REQUEST: Below are records; please set down exactly the lines from the first through the one containing "ax = fig.add_axes([128".

PROVIDED DATA:
⁂
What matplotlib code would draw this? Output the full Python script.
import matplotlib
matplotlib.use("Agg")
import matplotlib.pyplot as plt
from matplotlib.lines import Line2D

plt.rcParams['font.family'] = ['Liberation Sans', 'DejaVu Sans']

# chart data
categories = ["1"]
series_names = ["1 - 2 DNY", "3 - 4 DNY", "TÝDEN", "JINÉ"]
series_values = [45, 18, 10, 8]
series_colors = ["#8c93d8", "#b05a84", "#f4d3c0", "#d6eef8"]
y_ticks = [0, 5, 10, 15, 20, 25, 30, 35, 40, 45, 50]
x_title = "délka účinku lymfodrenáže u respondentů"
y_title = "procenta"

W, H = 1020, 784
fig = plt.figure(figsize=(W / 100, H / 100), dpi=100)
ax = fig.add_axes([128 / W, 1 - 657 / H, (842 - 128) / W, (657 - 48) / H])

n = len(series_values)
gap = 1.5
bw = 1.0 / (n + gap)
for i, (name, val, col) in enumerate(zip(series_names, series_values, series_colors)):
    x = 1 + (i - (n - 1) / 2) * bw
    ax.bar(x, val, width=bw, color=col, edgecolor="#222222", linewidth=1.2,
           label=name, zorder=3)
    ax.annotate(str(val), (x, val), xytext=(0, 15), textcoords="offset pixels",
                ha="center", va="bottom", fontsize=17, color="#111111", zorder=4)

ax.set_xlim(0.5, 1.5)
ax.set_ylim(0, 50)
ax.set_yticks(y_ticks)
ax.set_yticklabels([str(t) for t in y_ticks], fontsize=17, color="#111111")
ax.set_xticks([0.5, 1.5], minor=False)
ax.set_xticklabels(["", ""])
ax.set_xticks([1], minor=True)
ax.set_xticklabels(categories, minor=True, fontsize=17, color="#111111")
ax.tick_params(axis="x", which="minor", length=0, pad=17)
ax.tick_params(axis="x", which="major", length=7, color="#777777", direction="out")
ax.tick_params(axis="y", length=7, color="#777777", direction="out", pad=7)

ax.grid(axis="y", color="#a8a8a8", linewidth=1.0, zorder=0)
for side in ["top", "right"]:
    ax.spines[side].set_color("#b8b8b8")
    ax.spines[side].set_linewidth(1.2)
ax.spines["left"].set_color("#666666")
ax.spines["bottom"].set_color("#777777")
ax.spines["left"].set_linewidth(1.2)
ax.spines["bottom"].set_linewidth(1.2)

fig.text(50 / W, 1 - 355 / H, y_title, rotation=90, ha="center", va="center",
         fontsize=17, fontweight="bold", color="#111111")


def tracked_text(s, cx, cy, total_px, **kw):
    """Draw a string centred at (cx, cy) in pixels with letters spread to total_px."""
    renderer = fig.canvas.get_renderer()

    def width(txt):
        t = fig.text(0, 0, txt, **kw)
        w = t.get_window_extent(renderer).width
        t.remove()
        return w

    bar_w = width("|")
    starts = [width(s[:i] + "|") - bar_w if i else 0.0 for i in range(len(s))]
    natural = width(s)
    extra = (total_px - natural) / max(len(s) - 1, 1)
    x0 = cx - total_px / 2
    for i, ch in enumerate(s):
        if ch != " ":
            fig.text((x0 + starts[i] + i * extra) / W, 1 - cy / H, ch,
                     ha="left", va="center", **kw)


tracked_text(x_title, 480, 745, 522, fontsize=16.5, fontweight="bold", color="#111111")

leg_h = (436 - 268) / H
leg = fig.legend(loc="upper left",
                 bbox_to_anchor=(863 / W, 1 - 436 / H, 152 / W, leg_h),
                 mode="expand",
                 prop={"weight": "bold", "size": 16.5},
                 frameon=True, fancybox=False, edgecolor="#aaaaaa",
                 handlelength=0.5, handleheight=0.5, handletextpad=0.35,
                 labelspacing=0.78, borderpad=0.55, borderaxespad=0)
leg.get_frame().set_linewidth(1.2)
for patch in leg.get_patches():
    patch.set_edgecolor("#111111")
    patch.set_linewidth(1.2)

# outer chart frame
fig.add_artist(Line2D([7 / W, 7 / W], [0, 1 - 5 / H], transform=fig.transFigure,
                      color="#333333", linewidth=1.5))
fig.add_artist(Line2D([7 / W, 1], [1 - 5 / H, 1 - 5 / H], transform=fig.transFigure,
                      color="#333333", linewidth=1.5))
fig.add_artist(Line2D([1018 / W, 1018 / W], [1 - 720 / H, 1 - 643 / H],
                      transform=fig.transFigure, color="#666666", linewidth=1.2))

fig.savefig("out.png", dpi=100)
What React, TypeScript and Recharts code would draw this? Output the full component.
⁂
OUTPUT BELOW:
What matplotlib code would draw this? Output the full Python script.
import matplotlib
matplotlib.use("Agg")
import matplotlib.pyplot as plt
from matplotlib.lines import Line2D

plt.rcParams['font.family'] = ['Liberation Sans', 'DejaVu Sans']

# chart data
categories = ["1"]
series_names = ["1 - 2 DNY", "3 - 4 DNY", "TÝDEN", "JINÉ"]
series_values = [45, 18, 10, 8]
series_colors = ["#8c93d8", "#b05a84", "#f4d3c0", "#d6eef8"]
y_ticks = [0, 5, 10, 15, 20, 25, 30, 35, 40, 45, 50]
x_title = "délka účinku lymfodrenáže u respondentů"
y_title = "procenta"

W, H = 1020, 784
fig = plt.figure(figsize=(W / 100, H / 100), dpi=100)
ax = fig.add_axes([128 / W, 1 - 657 / H, (842 - 128) / W, (657 - 48) / H])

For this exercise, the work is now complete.